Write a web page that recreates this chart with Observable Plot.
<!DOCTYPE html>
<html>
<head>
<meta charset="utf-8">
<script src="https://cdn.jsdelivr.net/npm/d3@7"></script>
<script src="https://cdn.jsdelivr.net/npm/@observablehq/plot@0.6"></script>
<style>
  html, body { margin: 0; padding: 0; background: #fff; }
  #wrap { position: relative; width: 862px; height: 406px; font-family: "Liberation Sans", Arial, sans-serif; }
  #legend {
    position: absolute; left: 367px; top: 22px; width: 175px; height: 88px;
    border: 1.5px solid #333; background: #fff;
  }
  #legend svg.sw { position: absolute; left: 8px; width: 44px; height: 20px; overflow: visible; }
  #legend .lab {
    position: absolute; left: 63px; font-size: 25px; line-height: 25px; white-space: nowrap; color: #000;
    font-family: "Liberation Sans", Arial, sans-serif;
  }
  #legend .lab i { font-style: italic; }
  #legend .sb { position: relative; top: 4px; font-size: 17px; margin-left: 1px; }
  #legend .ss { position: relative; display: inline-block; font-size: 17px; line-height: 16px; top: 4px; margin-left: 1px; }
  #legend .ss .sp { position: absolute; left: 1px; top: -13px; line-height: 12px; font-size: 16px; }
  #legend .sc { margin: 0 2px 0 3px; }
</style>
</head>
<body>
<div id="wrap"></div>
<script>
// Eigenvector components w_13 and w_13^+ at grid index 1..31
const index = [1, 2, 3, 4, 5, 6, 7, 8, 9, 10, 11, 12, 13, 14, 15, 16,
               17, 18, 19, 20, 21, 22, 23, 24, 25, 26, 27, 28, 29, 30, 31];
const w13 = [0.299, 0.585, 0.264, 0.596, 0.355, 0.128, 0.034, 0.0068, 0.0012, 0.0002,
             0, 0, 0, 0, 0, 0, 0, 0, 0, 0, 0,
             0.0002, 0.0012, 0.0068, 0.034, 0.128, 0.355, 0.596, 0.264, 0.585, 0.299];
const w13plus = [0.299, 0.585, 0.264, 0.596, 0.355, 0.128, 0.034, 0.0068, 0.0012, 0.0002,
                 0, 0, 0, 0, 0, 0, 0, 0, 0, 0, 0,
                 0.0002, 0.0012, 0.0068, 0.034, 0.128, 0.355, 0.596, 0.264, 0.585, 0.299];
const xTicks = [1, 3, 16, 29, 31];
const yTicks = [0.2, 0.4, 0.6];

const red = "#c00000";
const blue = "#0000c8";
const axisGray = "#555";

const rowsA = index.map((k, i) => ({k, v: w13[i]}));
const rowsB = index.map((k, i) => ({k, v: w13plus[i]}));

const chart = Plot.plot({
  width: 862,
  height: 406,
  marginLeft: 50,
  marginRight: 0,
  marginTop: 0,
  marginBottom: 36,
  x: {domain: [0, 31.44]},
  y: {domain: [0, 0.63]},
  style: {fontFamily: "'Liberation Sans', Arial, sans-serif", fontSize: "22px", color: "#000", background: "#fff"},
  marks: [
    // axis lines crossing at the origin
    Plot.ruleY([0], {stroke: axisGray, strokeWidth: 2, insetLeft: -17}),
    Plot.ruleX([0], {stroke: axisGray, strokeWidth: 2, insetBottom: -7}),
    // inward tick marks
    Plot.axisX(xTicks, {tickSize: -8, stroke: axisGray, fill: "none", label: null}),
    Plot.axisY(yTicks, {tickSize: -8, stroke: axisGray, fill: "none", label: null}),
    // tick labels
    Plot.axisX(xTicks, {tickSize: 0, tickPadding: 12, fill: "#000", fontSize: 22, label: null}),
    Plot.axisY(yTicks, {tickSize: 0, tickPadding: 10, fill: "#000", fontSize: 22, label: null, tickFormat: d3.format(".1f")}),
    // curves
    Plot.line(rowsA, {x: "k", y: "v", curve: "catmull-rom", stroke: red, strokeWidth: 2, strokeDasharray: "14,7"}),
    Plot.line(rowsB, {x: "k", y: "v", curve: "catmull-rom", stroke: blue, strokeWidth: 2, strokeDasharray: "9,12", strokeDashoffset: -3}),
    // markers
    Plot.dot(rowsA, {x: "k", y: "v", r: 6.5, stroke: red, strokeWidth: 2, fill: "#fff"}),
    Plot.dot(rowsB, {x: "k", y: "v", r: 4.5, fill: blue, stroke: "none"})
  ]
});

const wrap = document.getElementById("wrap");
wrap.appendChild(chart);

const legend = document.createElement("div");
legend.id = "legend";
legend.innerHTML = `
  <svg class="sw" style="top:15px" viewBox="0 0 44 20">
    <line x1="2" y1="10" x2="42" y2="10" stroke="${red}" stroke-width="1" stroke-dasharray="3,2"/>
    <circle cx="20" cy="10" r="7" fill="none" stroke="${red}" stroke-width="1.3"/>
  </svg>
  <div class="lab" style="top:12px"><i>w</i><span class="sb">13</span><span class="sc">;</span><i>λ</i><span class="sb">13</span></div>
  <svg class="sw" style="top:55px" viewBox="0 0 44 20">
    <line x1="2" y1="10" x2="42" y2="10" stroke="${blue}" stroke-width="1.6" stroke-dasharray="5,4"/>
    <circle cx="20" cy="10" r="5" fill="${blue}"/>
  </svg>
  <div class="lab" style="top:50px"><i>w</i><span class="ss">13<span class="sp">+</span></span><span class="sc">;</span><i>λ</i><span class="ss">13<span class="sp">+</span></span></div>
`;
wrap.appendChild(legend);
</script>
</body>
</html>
--
**Written instruction:** The listing above must be transcribed exactly, line by line.

**Expected answer:**
Write a web page that recreates this chart with Observable Plot.
<!DOCTYPE html>
<html>
<head>
<meta charset="utf-8">
<script src="https://cdn.jsdelivr.net/npm/d3@7"></script>
<script src="https://cdn.jsdelivr.net/npm/@observablehq/plot@0.6"></script>
<style>
  html, body { margin: 0; padding: 0; background: #fff; }
  #wrap { position: relative; width: 862px; height: 406px; font-family: "Liberation Sans", Arial, sans-serif; }
  #legend {
    position: absolute; left: 367px; top: 22px; width: 175px; height: 88px;
    border: 1.5px solid #333; background: #fff;
  }
  #legend svg.sw { position: absolute; left: 8px; width: 44px; height: 20px; overflow: visible; }
  #legend .lab {
    position: absolute; left: 63px; font-size: 25px; line-height: 25px; white-space: nowrap; color: #000;
    font-family: "Liberation Sans", Arial, sans-serif;
  }
  #legend .lab i { font-style: italic; }
  #legend .sb { position: relative; top: 4px; font-size: 17px; margin-left: 1px; }
  #legend .ss { position: relative; display: inline-block; font-size: 17px; line-height: 16px; top: 4px; margin-left: 1px; }
  #legend .ss .sp { position: absolute; left: 1px; top: -13px; line-height: 12px; font-size: 16px; }
  #legend .sc { margin: 0 2px 0 3px; }
</style>
</head>
<body>
<div id="wrap"></div>
<script>
// Eigenvector components w_13 and w_13^+ at grid index 1..31
const index = [1, 2, 3, 4, 5, 6, 7, 8, 9, 10, 11, 12, 13, 14, 15, 16,
               17, 18, 19, 20, 21, 22, 23, 24, 25, 26, 27, 28, 29, 30, 31];
const w13 = [0.299, 0.585, 0.264, 0.596, 0.355, 0.128, 0.034, 0.0068, 0.0012, 0.0002,
             0, 0, 0, 0, 0, 0, 0, 0, 0, 0, 0,
             0.0002, 0.0012, 0.0068, 0.034, 0.128, 0.355, 0.596, 0.264, 0.585, 0.299];
const w13plus = [0.299, 0.585, 0.264, 0.596, 0.355, 0.128, 0.034, 0.0068, 0.0012, 0.0002,
                 0, 0, 0, 0, 0, 0, 0, 0, 0, 0, 0,
                 0.0002, 0.0012, 0.0068, 0.034, 0.128, 0.355, 0.596, 0.264, 0.585, 0.299];
const xTicks = [1, 3, 16, 29, 31];
const yTicks = [0.2, 0.4, 0.6];

const red = "#c00000";
const blue = "#0000c8";
const axisGray = "#555";

const rowsA = index.map((k, i) => ({k, v: w13[i]}));
const rowsB = index.map((k, i) => ({k, v: w13plus[i]}));

const chart = Plot.plot({
  width: 862,
  height: 406,
  marginLeft: 50,
  marginRight: 0,
  marginTop: 0,
  marginBottom: 36,
  x: {domain: [0, 31.44]},
  y: {domain: [0, 0.63]},
  style: {fontFamily: "'Liberation Sans', Arial, sans-serif", fontSize: "22px", color: "#000", background: "#fff"},
  marks: [
    // axis lines crossing at the origin
    Plot.ruleY([0], {stroke: axisGray, strokeWidth: 2, insetLeft: -17}),
    Plot.ruleX([0], {stroke: axisGray, strokeWidth: 2, insetBottom: -7}),
    // inward tick marks
    Plot.axisX(xTicks, {tickSize: -8, stroke: axisGray, fill: "none", label: null}),
    Plot.axisY(yTicks, {tickSize: -8, stroke: axisGray, fill: "none", label: null}),
    // tick labels
    Plot.axisX(xTicks, {tickSize: 0, tickPadding: 12, fill: "#000", fontSize: 22, label: null}),
    Plot.axisY(yTicks, {tickSize: 0, tickPadding: 10, fill: "#000", fontSize: 22, label: null, tickFormat: d3.format(".1f")}),
    // curves
    Plot.line(rowsA, {x: "k", y: "v", curve: "catmull-rom", stroke: red, strokeWidth: 2, strokeDasharray: "14,7"}),
    Plot.line(rowsB, {x: "k", y: "v", curve: "catmull-rom", stroke: blue, strokeWidth: 2, strokeDasharray: "9,12", strokeDashoffset: -3}),
    // markers
    Plot.dot(rowsA, {x: "k", y: "v", r: 6.5, stroke: red, strokeWidth: 2, fill: "#fff"}),
    Plot.dot(rowsB, {x: "k", y: "v", r: 4.5, fill: blue, stroke: "none"})
  ]
});

const wrap = document.getElementById("wrap");
wrap.appendChild(chart);

const legend = document.createElement("div");
legend.id = "legend";
legend.innerHTML = `
  <svg class="sw" style="top:15px" viewBox="0 0 44 20">
    <line x1="2" y1="10" x2="42" y2="10" stroke="${red}" stroke-width="1" stroke-dasharray="3,2"/>
    <circle cx="20" cy="10" r="7" fill="none" stroke="${red}" stroke-width="1.3"/>
  </svg>
  <div class="lab" style="top:12px"><i>w</i><span class="sb">13</span><span class="sc">;</span><i>λ</i><span class="sb">13</span></div>
  <svg class="sw" style="top:55px" viewBox="0 0 44 20">
    <line x1="2" y1="10" x2="42" y2="10" stroke="${blue}" stroke-width="1.6" stroke-dasharray="5,4"/>
    <circle cx="20" cy="10" r="5" fill="${blue}"/>
  </svg>
  <div class="lab" style="top:50px"><i>w</i><span class="ss">13<span class="sp">+</span></span><span class="sc">;</span><i>λ</i><span class="ss">13<span class="sp">+</span></span></div>
`;
wrap.appendChild(legend);
</script>
</body>
</html>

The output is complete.